Oltre a Nizinskij, Diaghilev trovò sotto questo aspetto un altro formidabile alleato in Stravinskij, che proveniva dalla stessa humus e condivideva con lui quella strana miscela di attrazione e repulsione da vecchi russi per la cultura europea, divenuta dopo la Rivoluzione d’Ottobre il terrain vague su cui fondare la loro nuova esistenza da esuli.
I resti di Stravinskij, sopravvissuto oltre quarant’anni all’amico, riposano giustamente accanto alla tomba di Diaghilev nel cimitero dell’isola di San Michele a Venezia, l’unico luogo in tutto l’Occidente nel quale i due artisti potevano sentire un legame spirituale autentico con la patria perduta.
I contributi originali di eminenti studiosi approfondiscono poi specifici aspetti della figura di Diaghilev e del fenomeno dei Ballets Russes. Lo storico Jean-Michel Nectoux, per esempio, illustra la parte russa della biografia di Diaghilev, mettendo in luce i molteplici interessi artistici del giovane rampollo di una famiglia della bassa nobiltà di provincia e i suoi controversi rapporti con l’intelligencija ufficiale. Allo stesso modo Stephen D. Press della Wesleyan University, Illinois, uno studioso che sta dedicando lavori importanti alla storia del balletto russo, compie un’accurata ricognizione dei rapporti di Diaghilev con l’altro grande protagonista della musica russa del primo Novecento, Sergej Prokof’ev, sullo sfondo delle vicende politiche del nascente stato sovietico.
Altrettanto interessanti sono i contributi del russista e storico della danza Tim Scholl, di Stephanie Jordan dell’University di Roehampton e di José Sasportes, già ministro della cultura in Portogallo e uno dei più noti studiosi di storia della danza.
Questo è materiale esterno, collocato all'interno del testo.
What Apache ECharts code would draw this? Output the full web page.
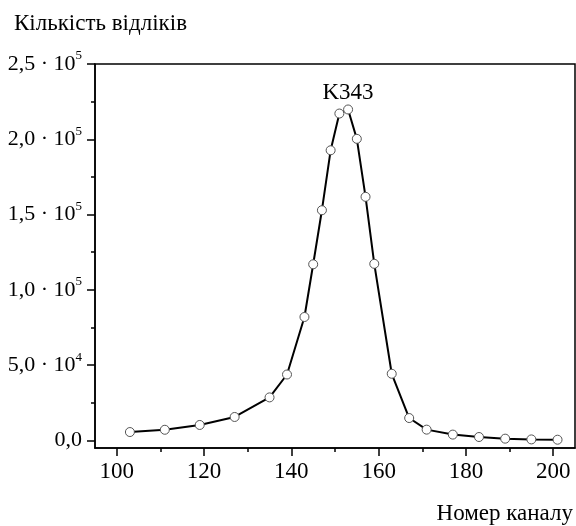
<!DOCTYPE html>
<html>
<head>
<meta charset="utf-8">
<script src="https://cdn.jsdelivr.net/npm/echarts@6/dist/echarts.min.js"></script>
<style>
html,body{margin:0;padding:0;background:#fff;}
#chart{width:576px;height:526px;}
</style>
</head>
<body>
<div id="chart"></div>
<script>
var channels = [103,111,119,127,135,139,143,145,147,149,151,153,155,157,159,163,167,171,177,183,189,195,201];
var counts = [5600,7100,10300,15600,28600,43800,82000,117000,152900,192700,217100,219800,200300,161800,117300,44300,14900,7200,3900,2300,1200,700,500];
var xMajor = [100,120,140,160,180,200];
var xMinor = [110,130,150,170,190];
var yMajor = [0,50000,100000,150000,200000,250000];
var yMinor = [25000,75000,125000,175000,225000];
var yLabels = {0:'0,0', 50000:'5,0', 100000:'1,0', 150000:'1,5', 200000:'2,0', 250000:'2,5'};
var yExp = {50000:'4', 100000:'5', 150000:'5', 200000:'5', 250000:'5'};
var titleY = 'Кількість відліків';
var titleX = 'Номер каналу';
var peakName = 'K343';

var FONT = '"Liberation Serif", "DejaVu Serif", serif';
var chart = echarts.init(document.getElementById('chart'), null, {renderer:'canvas'});

var xBase = {
  type:'value', min:95, max:205, position:'bottom',
  axisLine:{show:true, onZero:false, lineStyle:{color:'#000', width:1.5}},
  splitLine:{show:false}
};
var yBase = {
  type:'value', min:-5000, max:250000, position:'left',
  axisLine:{show:true, onZero:false, lineStyle:{color:'#000', width:1.5}},
  splitLine:{show:false}
};

chart.setOption({
  animation:false,
  backgroundColor:'#fff',
  grid:{left:95, right:1, top:64, bottom:78, show:true, borderColor:'#000', borderWidth:1.5, backgroundColor:'transparent'},
  title:[
    {text:titleY, left:9, top:7, textStyle:{fontFamily:FONT, fontSize:23, fontWeight:'normal', color:'#000'}},
    {text:titleX, right:-2, top:497, textStyle:{fontFamily:FONT, fontSize:23, fontWeight:'normal', color:'#000'}},
    {text:peakName, left:343, top:76, textAlign:'center', textStyle:{fontFamily:FONT, fontSize:23, fontWeight:'normal', color:'#000'}}
  ],
  xAxis:[
    Object.assign({}, xBase, {
      axisTick:{show:true, inside:false, length:8, lineStyle:{color:'#000', width:1.5}, customValues:xMajor},
      axisLabel:{show:true, margin:12, customValues:xMajor, fontFamily:FONT, fontSize:23, color:'#000'}
    }),
    Object.assign({}, xBase, {
      axisLine:{show:false, onZero:false},
      axisTick:{show:true, inside:false, length:4, lineStyle:{color:'#000', width:1.5}, customValues:xMinor},
      axisLabel:{show:false}
    })
  ],
  yAxis:[
    Object.assign({}, yBase, {
      axisTick:{show:true, inside:false, length:8, lineStyle:{color:'#000', width:1.5}, customValues:yMajor},
      axisLabel:{
        show:true, margin:13, customValues:yMajor,
        formatter:function(v){
          if (v === 0) return '{a|0,0}';
          return '{a|' + yLabels[v] + ' · 10}{s|' + yExp[v] + '}';
        },
        rich:{
          a:{fontFamily:FONT, fontSize:22, color:'#000'},
          s:{fontFamily:FONT, fontSize:13, color:'#000', verticalAlign:'top', padding:[0,0,16,0]}
        }
      }
    }),
    Object.assign({}, yBase, {
      axisLine:{show:false, onZero:false},
      axisTick:{show:true, inside:false, length:4, lineStyle:{color:'#000', width:1.5}, customValues:yMinor},
      axisLabel:{show:false}
    })
  ],
  series:[{
    type:'line',
    xAxisIndex:0, yAxisIndex:0,
    data:channels.map(function(c,i){return [c, counts[i]];}),
    symbol:'circle', symbolSize:9,
    lineStyle:{color:'#000', width:2},
    itemStyle:{color:'#fff', borderColor:'#555', borderWidth:1},
    z:3
  }]
});
</script>
</body>
</html>
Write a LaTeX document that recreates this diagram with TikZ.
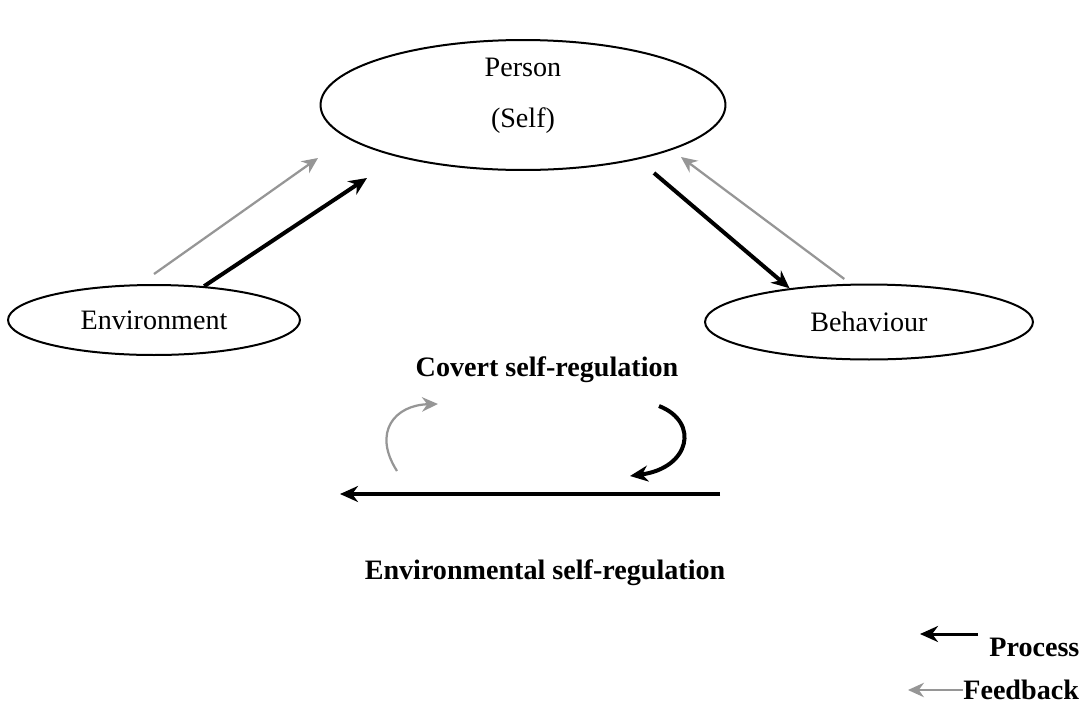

Il volume inoltre è arricchito da numerose fotografie di scena e soprattutto dalla riproduzione in facsimile del supplemento della rivista Comoedia illustré, dedicato alla stagione 1913 dei Ballets Russes, dove si possono ammirare gli splendidi bozzetti di Léon Bakst per i costumi del Boris Godunov, le fotografie di Nizinskij e della Karsavina in divisa da tennis per il balletto Jeux di Debussy, le maquettes di Roerich per la Russia pagana del Sacre du printemps.
Il Sacre, epitome della sbalorditiva esperienza dei Ballets Russes, rimane in ogni caso, come ogni autentico capolavoro, al di là di una comprensione definitiva. Come nella storiella del pellegrino interrogato da Jung o da Freud, potremmo chiedere al mito del Sacre tanto «dove vai?» quanto «da dove vieni?», a seconda della prospettiva ermeneutica. La sua forza espressiva invece rimane indiscutibile. L’impressione profonda della vesna, della primavera russa, il disgelo improvviso dei lastroni di ghiaccio che imprigionano la terra, gli sciami di insetti che nascono nelle immense paludi: questa è l’autentica fonte poetica del Sacre di Diaghilev e di Stravinskij.
Le memorie del musicista sull’arrivo della primavera a San Pietroburgo sono parole di commovente incanto: l’odore di muffa del mantello di lana cotta inzuppato di pioggia, il sapore dei gamberi d’acqua dolce, il rumore delle ruote e lo schiocco della frusta dei carrettieri sul dorso dei cavalli sul Canale Krukov. Il mito della modernità ha un sapore antico.